Blanco de plomo
En la primera escena de La Sra. Lowry e hijo, el individuo interpretado por Timothy Spall dice mirando a cámara que es, simplemente, un hombre que pinta. En un gris y frío barrio de clase obrera en el condado de Lancashire, en 1934, L. S. Lowry, el personaje en cuestión, vivía con su anciana madre postrada en la cama, tenía un pequeño sueldo como cobrador de alquileres, no se supo de amigos, amantes o conocidos, y en el ático de su casa de dos plantas pintaba bellos, minimalistas y honestos cuadros sobre lo que veía en las calles o desde la ventana de la habitación de su madre, el escenario central de su vida y de la película.
Lowry se hizo famoso mucho tiempo después, y el filme realizado por Adrian Noble lo certifica con unas imágenes documentales del museo actual que le está dedicado, repleto de gente de distintas edades, ávida de ver sus lienzos. Pero aquellos años fueron de plomo, como el pigmento blanco de plomo con el que recubría sus telas antes de empezar a perfilar personajes y edificios con finas líneas de colores apagados.
Más que en su evolución pictórica, la película se centra en la asfixiante relación con su madre, encarnada por Vanessa Redgrave. L. S. pintó siempre para ella, pero a la madre nunca le gustó lo que pintaba.

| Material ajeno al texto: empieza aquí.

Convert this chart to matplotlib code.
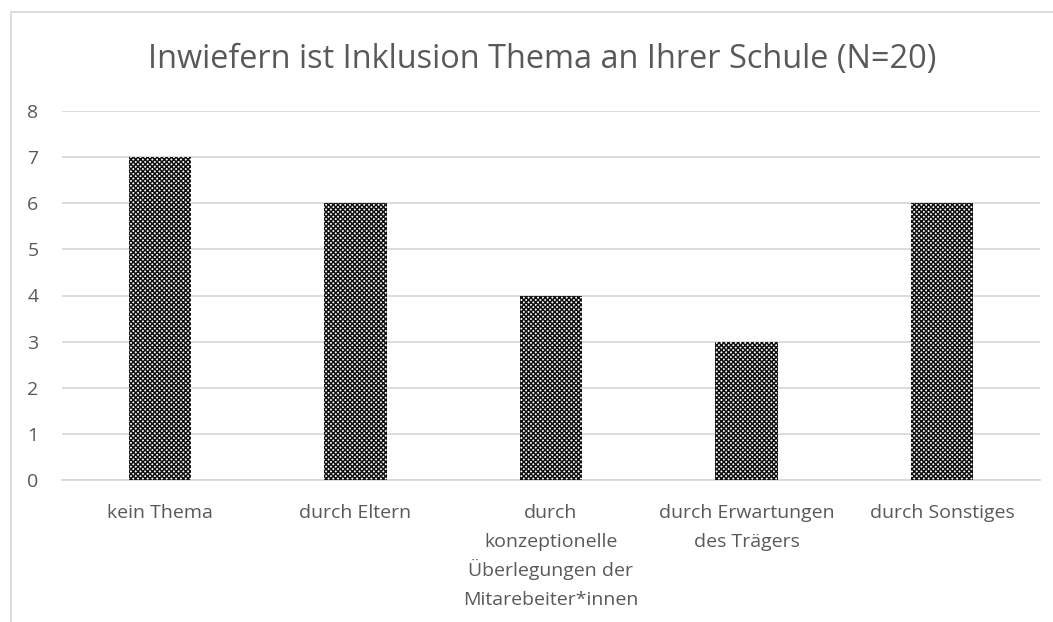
import matplotlib
matplotlib.use("Agg")
import matplotlib.pyplot as plt
from matplotlib.patches import Rectangle
from matplotlib.transforms import blended_transform_factory, offset_copy

categories = ["kein Thema", "durch Eltern",
              "durch\nkonzeptionelle\nÜberlegungen der\nMitarebeiter*innen",
              "durch Erwartungen\ndes Trägers", "durch Sonstiges"]
values = [7, 6, 4, 3, 6]
yticks = [0, 1, 2, 3, 4, 5, 6, 7, 8]
title = "Inwiefern ist Inklusion Thema an Ihrer Schule (N=20)"

plt.rcParams['font.family'] = ['Open Sans', 'DejaVu Sans']
plt.rcParams['hatch.linewidth'] = 1.1
W, H = 1053, 622
fig = plt.figure(figsize=(W/100, H/100), dpi=100)
fig.patch.set_facecolor('white')
txt_color = '#595959'

# chart border
fig.add_artist(Rectangle((11/W, -0.1), 1.2, 1 - 12/H + 0.1, transform=fig.transFigure,
                         fill=False, edgecolor='#d9d9d9', linewidth=1.3))

ax = fig.add_axes([62/W, 1 - 480/H, (1040-62)/W, (480-111)/H])
x = list(range(len(categories)))
ax.bar(x, values, width=0.32, color='white', edgecolor='#111111', hatch='xxxxxxx',
       linewidth=0, zorder=3)
ax.set_xlim(-0.5, len(categories) - 0.5)
ax.set_ylim(0, 8)
ax.set_yticks(yticks)
ax.set_yticklabels([str(t) for t in yticks])
ax.set_xticks(x)
ax.set_xticklabels([])
ax.yaxis.grid(True, color='#d9d9d9', linewidth=1.3, zorder=0)
ax.set_axisbelow(True)
for s in ['top', 'right', 'left']:
    ax.spines[s].set_visible(False)
ax.spines['bottom'].set_color('#d9d9d9')
ax.spines['bottom'].set_linewidth(1.3)
ax.tick_params(axis='both', length=0, colors=txt_color, labelsize=14)
ax.tick_params(axis='y', pad=25)
for lbl in ax.get_yticklabels():
    lbl.set_horizontalalignment('left')
ax.set_facecolor('none')

# category labels, line by line with fixed pitch
trans = blended_transform_factory(ax.transData, ax.transAxes)
for xi, cat in zip(x, categories):
    for j, line in enumerate(cat.split("\n")):
        t = offset_copy(trans, fig=fig, x=0, y=-(38 + 29 * j), units='dots')
        ax.text(xi, 0, line, transform=t, ha='center', va='baseline',
                fontsize=14, color=txt_color, clip_on=False)

fig.text(542/W, 1 - 68/H, title, ha='center', va='baseline', fontsize=23.4, color=txt_color)

fig.savefig("out.png", dpi=100)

Esa falta de reconocimiento de quien más quería condicionó no solo su obra; también, y de que manera, su personalidad, indisociable de lo que después creó con los pinceles y óleos. Estamos pues ante un filme de texto, un drama intenso con solo dos personajes de entidad. Pero su interés reside más en como a través del uso de la luz y del color, con una excelente fotografía del catalán Josep M. Civit, se perfila el tenue y a la vez sofocante universo al que se vio sometido, con su consentimiento, un artista tan genial e introvertido.